Your answer should be only a number: how many lines include the word "this".

»»

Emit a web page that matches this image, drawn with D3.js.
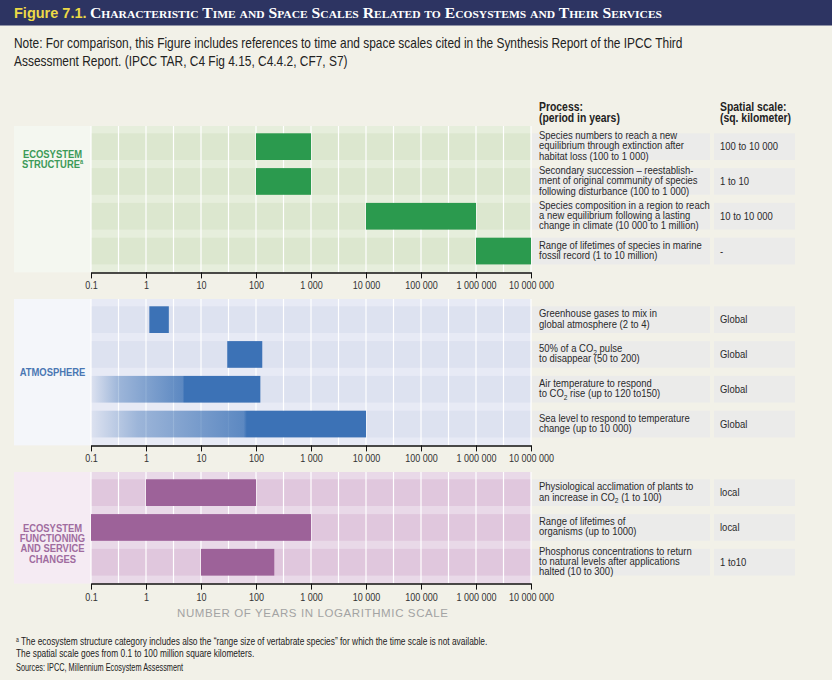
<!DOCTYPE html>
<html><head><meta charset="utf-8">
<script src="https://cdn.jsdelivr.net/npm/d3@7"></script>
<style>
body{margin:0;background:#f2f1e8;}
svg{display:block;}
</style>
</head><body>
<svg id="chart" width="832" height="680"></svg>
<script>
// ---------------- DATA ----------------
const sectionNames = [
  ["ECOSYSTEM", "STRUCTURE^a"],
  ["ATMOSPHERE"],
  ["ECOSYSTEM", "FUNCTIONING", "AND SERVICE", "CHANGES"]
];
const rowSection = [0, 0, 0, 0, 1, 1, 1, 1, 2, 2, 2];
const rowStart   = [100, 100, 10000, 1000000, 1.15, 30, 0.1, 0.1, 1, 0.1, 10];
const rowEnd     = [1000, 1000, 1000000, 10000000, 2.6, 130, 120, 10000, 100, 1000, 215];
const rowFadeTo  = [null, null, null, null, null, null, 5, 68, null, null, null];
const processText = [
  ["Species numbers to reach a new", "equilibrium through extinction after", "habitat loss (100 to 1 000)"],
  ["Secondary succession \u2013 reestablish-", "ment of original community of species", "following disturbance (100 to 1 000)"],
  ["Species composition in a region to reach", "a new equilibrium following a lasting", "change in climate (10 000 to 1 million)"],
  ["Range of lifetimes of species in marine", "fossil record (1 to 10 million)"],
  ["Greenhouse gases to mix in", "global atmosphere (2 to 4)"],
  ["50% of a CO_2 pulse", "to disappear (50 to 200)"],
  ["Air temperature to respond", "to CO_2 rise (up to 120 to150)"],
  ["Sea level to respond to temperature", "change (up to 10 000)"],
  ["Physiological acclimation of plants to", "an increase in CO_2 (1 to 100)"],
  ["Range of lifetimes of", "organisms (up to 1000)"],
  ["Phosphorus concentrations to return", "to natural levels after applications", "halted  (10 to 300)"]
];
const spatialText = ["100 to 10 000", "1 to 10", "10 to 10 000", "-", "Global", "Global", "Global", "Global", "local", "local", "1 to10"];
const tickValues = [0.1, 1, 10, 100, 1000, 10000, 100000, 1000000, 10000000];
const tickLabels = ["0.1", "1", "10", "100", "1 000", "10 000", "100 000", "1 000 000", "10 000 000"];
const titleLead = "Figure 7.1.";
const titleMain = "Characteristic Time and Space Scales Related to Ecosystems and Their Services";
const noteLines = [
  "Note: For comparison, this Figure includes references to time and space scales cited in the Synthesis Report of the IPCC Third",
  "Assessment Report. (IPCC TAR, C4 Fig 4.15, C4.4.2, CF7, S7)"
];
const axisTitle = "NUMBER OF YEARS IN LOGARITHMIC SCALE";
const footLines = [
  "The ecosystem structure category includes also the \u201crange size of vertabrate species\u201d for which the time scale is not available.",
  "The spatial scale goes from 0.1 to 100 million square kilometers."
];
const sourceLine = "Sources: IPCC, Millennium Ecosystem Assessment";
const headers = [["Process:", "(period in years)"], ["Spatial scale:", "(sq. kilometer)"]];

// ---------------- STYLE / LAYOUT ----------------
const theme = [
  {bar:"#2b9a4e", bg:"#e6eedc", band:"#dce7cf", side:"#f4f7f0", label:"#3c9a58"},
  {bar:"#3c72b6", bg:"#e7eaf5", band:"#dde2f0", side:"#f4f6fa", label:"#4a77b3"},
  {bar:"#9d6299", bg:"#e9d9e8", band:"#e0c7dd", side:"#f5ebf3", label:"#a06c9f"}
];
const panelTop = [126, 299, 472];
const labelCenter = [159, 372, 543];
const padTop = 7.3, rowStep = 34.8, rowH = 26.7, padBot = 8;
const X0 = 91, X1 = 531, sideX = 14;
const SANS = '"Liberation Sans", Arial, Helvetica, sans-serif';

const svg = d3.select("#chart");
const x = d3.scaleLog().domain([0.1, 1e7]).range([X0, X1]);

// condensed text helper: horizontal squeeze to mimic a narrow face
function ntext(parent, px, py, size, sx, opts = {}) {
  const g = parent.append("g").attr("transform", `translate(${px},${py}) scale(${sx},1)`);
  const t = g.append("text").attr("x", 0).attr("y", 0)
    .attr("font-family", SANS).attr("font-size", size)
    .attr("fill", opts.fill || "#222")
    .attr("font-weight", opts.bold ? "bold" : "normal");
  if (opts.anchor) t.attr("text-anchor", opts.anchor);
  return t;
}

// renders "_2" as subscript 2 and "^a" as superscript a
function addRich(sel, str) {
  const parts = str.split(/(_2|\^a)/).filter(p => p !== "");
  let pendingDy = 0;
  parts.forEach(p => {
    if (p === "_2") {
      sel.append("tspan").attr("font-size", "0.7em").attr("dy", pendingDy + 2.5).text("2");
      pendingDy = -2.5;
    } else if (p === "^a") {
      sel.append("tspan").attr("font-size", "0.6em").attr("dy", pendingDy - 4).text("a");
      pendingDy = 4;
    } else {
      const ts = sel.append("tspan").text(p);
      if (pendingDy) ts.attr("dy", pendingDy);
      pendingDy = 0;
    }
  });
}

// background
svg.append("rect").attr("width", 832).attr("height", 680).attr("fill", "#f2f1e8");

// title bar
svg.append("rect").attr("x", 0).attr("y", 0).attr("width", 832).attr("height", 25.5).attr("fill", "#2d3462");
svg.append("text").attr("x", 14).attr("y", 18)
  .attr("font-family", SANS).attr("font-weight", "bold")
  .attr("font-size", 14.5).attr("fill", "#ecd946").text(titleLead);
svg.append("text").attr("x", 90).attr("y", 18)
  .attr("font-family", "Liberation Serif, Times New Roman, serif").attr("font-weight", "bold")
  .attr("font-size", 15).attr("fill", "#ffffff")
  .style("font-variant", "small-caps")
  .attr("textLength", 572).attr("lengthAdjust", "spacingAndGlyphs")
  .text(titleMain);

// note
noteLines.forEach((t, i) => {
  ntext(svg, 14, 48 + i * 17.7, 14, 0.852).text(t);
});

// headers
const headerX = [539, 720];
headers.forEach((h, j) => {
  h.forEach((t, i) => {
    ntext(svg, headerX[j], 110.5 + i * 11.5, 13, 0.8, {bold: true}).text(t);
  });
});

const defs = svg.append("defs");
const gridVals = d3.range(-1, 7.01, 0.5).map(e => Math.pow(10, e));

sectionNames.forEach((names, s) => {
  const th = theme[s];
  const rows = d3.range(rowSection.length).filter(i => rowSection[i] === s);
  const top = panelTop[s];
  const h = padTop + (rows.length - 1) * rowStep + rowH + padBot;
  const bottom = top + h;
  const g = svg.append("g");

  g.append("rect").attr("x", sideX).attr("y", top).attr("width", X0 - sideX).attr("height", h).attr("fill", th.side);
  g.append("rect").attr("x", X0).attr("y", top).attr("width", X1 - X0).attr("height", h).attr("fill", th.bg);

  rows.forEach((r, k) => {
    const y = top + padTop + k * rowStep;
    g.append("rect").attr("x", X0).attr("y", y).attr("width", X1 - X0).attr("height", rowH).attr("fill", th.band);
    g.append("rect").attr("x", X1 + 1).attr("y", y).attr("width", 710 - X1 - 1).attr("height", rowH).attr("fill", "#ebebea");
    g.append("rect").attr("x", 714).attr("y", y).attr("width", 81).attr("height", rowH).attr("fill", "#ebebea");
  });

  g.selectAll("line.grid").data(gridVals).enter().append("line")
    .attr("x1", d => x(d)).attr("x2", d => x(d))
    .attr("y1", top).attr("y2", bottom)
    .attr("stroke", "#ffffff").attr("stroke-width", 1.2);

  rows.forEach((r, k) => {
    const y = top + padTop + k * rowStep;
    let fill = th.bar;
    if (rowFadeTo[r] !== null) {
      const id = "fade" + r;
      const lg = defs.append("linearGradient").attr("id", id)
        .attr("gradientUnits", "userSpaceOnUse")
        .attr("x1", x(rowStart[r])).attr("x2", x(rowFadeTo[r])).attr("y1", 0).attr("y2", 0);
      lg.append("stop").attr("offset", 0).attr("stop-color", th.bar).attr("stop-opacity", 0.0);
      lg.append("stop").attr("offset", 0.3).attr("stop-color", th.bar).attr("stop-opacity", 0.4);
      lg.append("stop").attr("offset", 0.98).attr("stop-color", th.bar).attr("stop-opacity", 0.8);
      lg.append("stop").attr("offset", 1).attr("stop-color", th.bar).attr("stop-opacity", 1);
      fill = "url(#" + id + ")";
    }
    g.append("rect").attr("x", x(rowStart[r]))
      .attr("y", y).attr("width", x(rowEnd[r]) - x(rowStart[r]))
      .attr("height", rowH).attr("fill", fill);

    const lines = processText[r];
    const cy = y + rowH / 2 - 1;
    lines.forEach((t, i) => {
      const tx = ntext(g, 539, cy + (i - (lines.length - 1) / 2) * 10.3 + 3.8, 10.8, 0.878, {fill: "#2a2a2a"});
      addRich(tx, t);
    });
    ntext(g, 720, y + rowH / 2 + 3.8, 10.8, 0.878, {fill: "#2a2a2a"}).text(spatialText[r]);
  });

  names.forEach((n, i) => {
    const t = ntext(g, 52.5, labelCenter[s] + (i - (names.length - 1) / 2) * 10.4 + 4.2, 11.5, 0.82,
      {bold: true, fill: th.label, anchor: "middle"});
    addRich(t, n);
  });

  const ax = g.append("g").attr("transform", `translate(0,${bottom})`)
    .call(d3.axisBottom(x).tickValues(tickValues).tickFormat((d, i) => tickLabels[i]).tickSize(6).tickSizeOuter(0));
  ax.select(".domain").attr("stroke", "#111").attr("stroke-width", 1.5);
  ax.selectAll(".tick line").attr("stroke", "#111");
  ax.selectAll(".tick text").attr("font-family", SANS).attr("font-size", 11).attr("fill", "#333")
    .attr("dy", "0.72em").attr("y", 9).attr("transform", "scale(0.82,1)");
});

// axis title
svg.append("text").attr("x", 312.5).attr("y", 617).attr("text-anchor", "middle")
  .attr("font-family", SANS).attr("font-size", 11.5)
  .attr("fill", "#a3a3a3").attr("textLength", 271).attr("lengthAdjust", "spacing")
  .text(axisTitle);

// footnotes
const f1 = ntext(svg, 16, 645, 11.5, 0.727);
f1.append("tspan").attr("font-size", 7).attr("dy", -3.5).text("a");
f1.append("tspan").attr("dy", 3.5).text(" " + footLines[0]);
ntext(svg, 16, 656.5, 11.5, 0.727).text(footLines[1]);
ntext(svg, 16, 670.5, 10.2, 0.72).text(sourceLine);
</script>
</body></html>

««

- Worked solution -
2